Thursday, August 9, 2012

Less Is Most Definitely More

There's been a little sniping in the mainstream media as the 112th Congress begins its summer vacation.  Of course it's not really a summer vacation because since the middle of the Bush years, neither house of Congress likes to adjourn because it allows a sitting President to make recess appointments that might otherwise not pass the Senate.  Lately the recess appointments have been made anyway, which would seem to make the idea of staying in session to prevent it from happening rather ludicrous; but then again 'rather ludicrous' is usually a safe descriptor of Congress anyway.  But I digress ......

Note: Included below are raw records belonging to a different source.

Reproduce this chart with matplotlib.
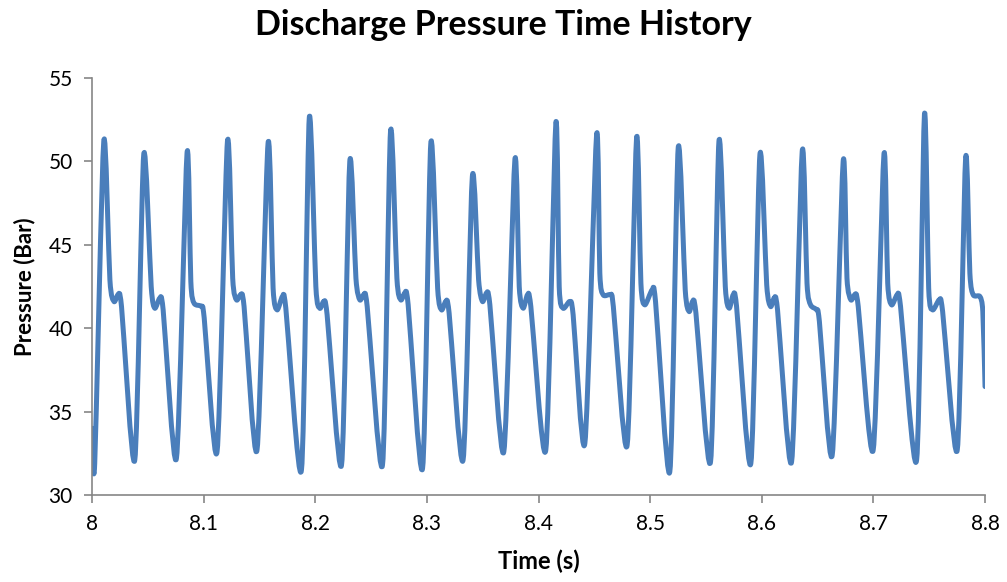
import numpy as np
import matplotlib
matplotlib.use("Agg")
import matplotlib.pyplot as plt
from matplotlib.path import Path
from matplotlib.patches import PathPatch

plt.rcParams['font.family'] = ['Lato', 'DejaVu Sans']

# start / end of the record
t_start, p_start = 8.000, 34.0
t_end, p_end = 8.800, 36.5

# troughs just before each rise
trough_t = [8.0024, 8.0383, 8.0756, 8.1120, 8.1478, 8.1876, 8.2235, 8.2602, 8.2961, 8.3324, 8.3689,
            8.4065, 8.4415, 8.4794, 8.5176, 8.5541, 8.5902, 8.6267, 8.6631, 8.6998, 8.7387, 8.7751]
trough_p = [31.9, 32.1, 32.2, 32.6, 32.7, 31.5, 31.8, 31.8, 31.6, 32.1, 32.6,
            32.7, 33.1, 33.0, 31.4, 32.0, 31.9, 32.0, 32.4, 32.7, 32.1, 32.7]

# discharge peaks
peak_t = [8.0105, 8.0463, 8.0851, 8.1213, 8.1577, 8.1946, 8.2309, 8.2674, 8.3035, 8.3407, 8.3788,
          8.4155, 8.4520, 8.4878, 8.5251, 8.5616, 8.5983, 8.6362, 8.6729, 8.7094, 8.7457, 8.7826]
peak_p = [51.2, 50.4, 50.5, 51.2, 51.1, 52.6, 50.0, 51.8, 51.1, 49.1, 50.1,
          52.3, 51.6, 51.4, 50.8, 51.2, 50.4, 50.6, 50.0, 50.4, 52.8, 50.2]

# knee where the fast drop flattens
knee_t = [8.0160, 8.0530, 8.0885, 8.1260, 8.1622, 8.2005, 8.2364, 8.2731, 8.3096, 8.3463, 8.3827,
          8.4185, 8.4549, 8.4917, 8.5314, 8.5673, 8.6044, 8.6405, 8.6763, 8.7128, 8.7495, 8.7864]
knee_p = [42.9, 42.5, 42.8, 43.0, 42.4, 42.5, 43.0, 43.0, 42.4, 42.9, 42.5,
          42.5, 43.3, 42.7, 42.3, 42.5, 42.6, 42.7, 43.0, 42.7, 42.4, 43.3]

# small dip after the drop
dip_t = [8.0197, 8.0562, 8.0914, 8.1294, 8.1658, 8.2040, 8.2399, 8.2766, 8.3131, 8.3498, 8.3862,
         8.4220, 8.4579, 8.4952, 8.5349, 8.5708, 8.6079, 8.6437, 8.6798, 8.7163, 8.7530, 8.7894]
dip_p = [41.6, 41.2, 41.5, 41.7, 41.1, 41.2, 41.7, 41.7, 41.1, 41.6, 41.2,
         41.2, 42.0, 41.4, 41.0, 41.2, 41.3, 41.4, 41.7, 41.4, 41.1, 42.0]

# secondary bump
bump_t = [8.0233, 8.0607, 8.0980, 8.1332, 8.1706, 8.2076, 8.2435, 8.2802, 8.3169, 8.3534, 8.3901,
          8.4280, 8.4645, 8.5018, 8.5380, 8.5744, 8.6111, 8.6491, 8.6834, 8.7213, 8.7590, 8.7954]
bump_p = [42.0, 41.8, 41.3, 42.0, 41.9, 41.6, 42.0, 42.1, 41.6, 42.1, 42.0,
          41.6, 42.0, 42.3, 41.6, 42.0, 41.8, 41.1, 42.0, 42.0, 41.7, 41.9]

# start of the slow decline
fall_t = [8.0264, 8.0637, 8.1005, 8.1362, 8.1736, 8.2106, 8.2465, 8.2832, 8.3199, 8.3564, 8.3931,
          8.4310, 8.4670, 8.5048, 8.5410, 8.5774, 8.6141, 8.6516, 8.6864, 8.7243, 8.7620, 8.7980]
fall_p = [41.3, 41.1, 40.6, 41.3, 41.2, 40.8, 41.3, 41.4, 40.9, 41.4, 41.3,
          40.8, 41.3, 41.6, 40.9, 41.3, 41.1, 40.4, 41.3, 41.3, 41.0, 41.0]

t = np.concatenate([[t_start], trough_t, peak_t, knee_t, dip_t, bump_t, fall_t, [t_end]])
p = np.concatenate([[p_start], trough_p, peak_p, knee_p, dip_p, bump_p, fall_p, [p_end]])
order = np.argsort(t)
pts = np.column_stack([t[order], p[order]])

# smoothed line like the spreadsheet's: cubic bezier segments through the points
ext = np.vstack([pts[:1], pts, pts[-1:]])
verts, codes = [pts[0]], [Path.MOVETO]
for i in range(1, len(ext) - 2):
    c1 = ext[i] + (ext[i + 1] - ext[i - 1]) / 8
    c2 = ext[i + 1] - (ext[i + 2] - ext[i]) / 8
    verts += [c1, c2, ext[i + 1]]
    codes += [Path.CURVE4] * 3

fig = plt.figure(figsize=(10.07, 5.82), dpi=100)
ax = fig.add_axes([0.0914, 0.1495, 0.8868, 0.7165])
ax.add_patch(PathPatch(Path(verts, codes), facecolor='none', edgecolor='#4a7ebb',
                       linewidth=3.6, joinstyle='round', capstyle='round'))

ax.set_xlim(8, 8.8)
ax.set_ylim(30, 55)
ax.set_xticks(np.arange(8, 8.81, 0.1))
ax.set_xticklabels(['8', '8.1', '8.2', '8.3', '8.4', '8.5', '8.6', '8.7', '8.8'])
ax.set_yticks([30, 35, 40, 45, 50, 55])

for s in ['top', 'right']:
    ax.spines[s].set_visible(False)
for s in ['left', 'bottom']:
    ax.spines[s].set_color('#868686')
    ax.spines[s].set_linewidth(1.2)
ax.tick_params(axis='both', colors='#868686', width=1.2, length=6, labelcolor='black', labelsize=15, pad=8)

fig.suptitle('Discharge Pressure Time History', fontsize=24.5, fontweight='bold', x=0.5, y=0.957, va='center')
ax.set_xlabel('Time (s)', fontsize=17, fontweight='bold', labelpad=11)
ax.set_ylabel('Pressure (Bar)', fontsize=16, fontweight='bold', labelpad=9)

fig.savefig('out.png', dpi=100)
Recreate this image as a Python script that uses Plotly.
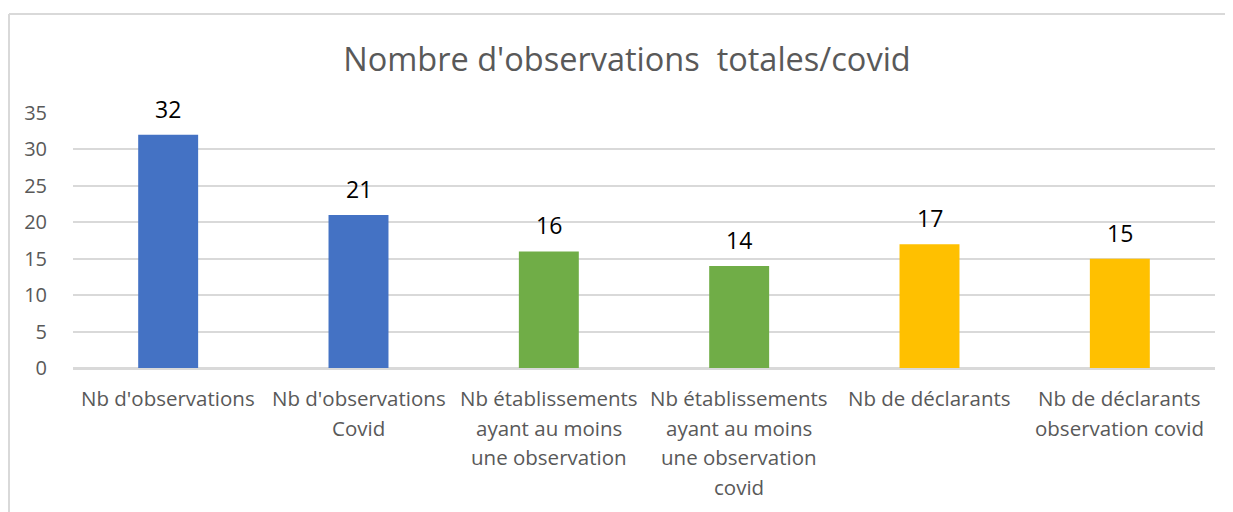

The apparent complaint with our National Legislative body is that it has accomplished too little in the way of passing laws, and therefore has not done its duty. Derision is cast on the 112th Congress for passing a repeal on Obamacare, something that many of those running for seats promised that they would do if elected.  Of course the fact that they passed such legislation 33 times since taking office might be a bit excessive, but could perhaps be explained as simply a reminder that occasionally political promises are kept .... even when doing so is meaningless.

Speaking of meaningless, ABC tells us that Congress has however proposed 60 bills to rename Post Offices, 38 of which passed Congress and 26 were signed into law.  Of course they failed to pass a law to fix the Post Office's indebtedness or even force it to fix itself.  As a consequence, the National Department Snail Mail defaulted on a previous Congressional mandate to pre-fund $5.5 billion in health benefits.  (I guess the check must have gotten lost in the mail.)  While I tend to agree with the assessment of ABC in the poor handling of the Post Office woes (oops sorry, felt like something was trying to come back up on me after making that statement), personally I find this lack of productivity rather refreshing.

The Washington Post disagrees however, and went even further in castigating those now on holiday by showing rather graphically the lack of legislative productivity from the most recent bunch; an illustration which must make Ohio's Speaker Boehner proud.

Courtesy of the Washington Post
Apparently being a newspaper inside the Beltway (though only just barely in the Springfield, VA facility) means that they are, like Congress itself, incapable of a proper assessment where this subject is concerned.  There are far too many laws and regulations in this country already, passed by the eager minds and overly productive hands of a group of people who always seem to legislate for everyone but themselves.  The mind numbing size of the Federal Register alone (the big book of Federal Regulations) has grown rather remarkably over the years from its humble origins of 2,620 pages during the FDR Administration.  In fact, the feds recently took this tome online as the only way to deal with its forest killing proportions, since it adds some 70,000 to 83,000 pages per year. (And probably a good deal more than that this year.)  

That being the case, perhaps we should be giving a standing ovation to lawmakers for the gridlock, deadlock, and partisanship which has characterized the 112th.  (Yeah, I know.  I find the idea of applauding politicians nauseating too.)   Maybe in their final session before the end of the year (which for some will include some lame duck time), we can get them to walk back some of the nonsense they and their predecessors have done over the years; subtracting rather than adding to the confusion of overlapping and contradictory federal, state, and local laws.

But listen, let's not stop with merely handing out kudos to the junior legislative body.  How about a shout out to those on the senior circuit with a 6 year-term to play with.  Oh sure you can talk about the arcane rules of the Senate, and how they've been manipulated to prevent real action on the floor; but one can't help but recognize a bunch of guys who haven't even managed to pass a budget mandated by law in three years.  That's non-performance on an epic scale.

So while the media seems intent on deriding Congress for less bang for the buck (understandable certainly, since it is filled with Republicans after all), I think that we can all easily recognize the debt of gratitude the we owe to the Senate Majority Leader for sitting in a cave on a rock and eating raw fish while contemplating 'his precious' ring of power, one that he may well lose for bringing his part of the national legislature almost to a standstill.  (Oh come on, admit it.  He does look like Gollem.)  Many may find Sen Reid's recent activities objectionable or even detestable, but for myself, I cannot help but recognize that a lack of new legislation equals a lack of new restriction.  While the Majority Leader may be seen by many as an obstacle to progress, I see him as a shining example of what government can do best for the people ... next to nothing(Though I can't help but wonder when he and his fellow Democrats will inherit 'the Party of No' mantle that they so richly deserve.)

My only disappointment in all of this is that in spite of the lack of productivity in the legislature, spending continues to increase.  Even in this apparent record level of impotence, these 435 non-union salaried employees seem to be able to throw more money away that their more productive predecessors.  I only wish it were possible to truly celebrate their lack of legislative potency with a corresponding level of frivolous monetary disbursementMore spending, more borrowing, and more scrutiny over every aspect of our lives.  Yes it appears that were the federal government is concerned these days, even their less is definitely more.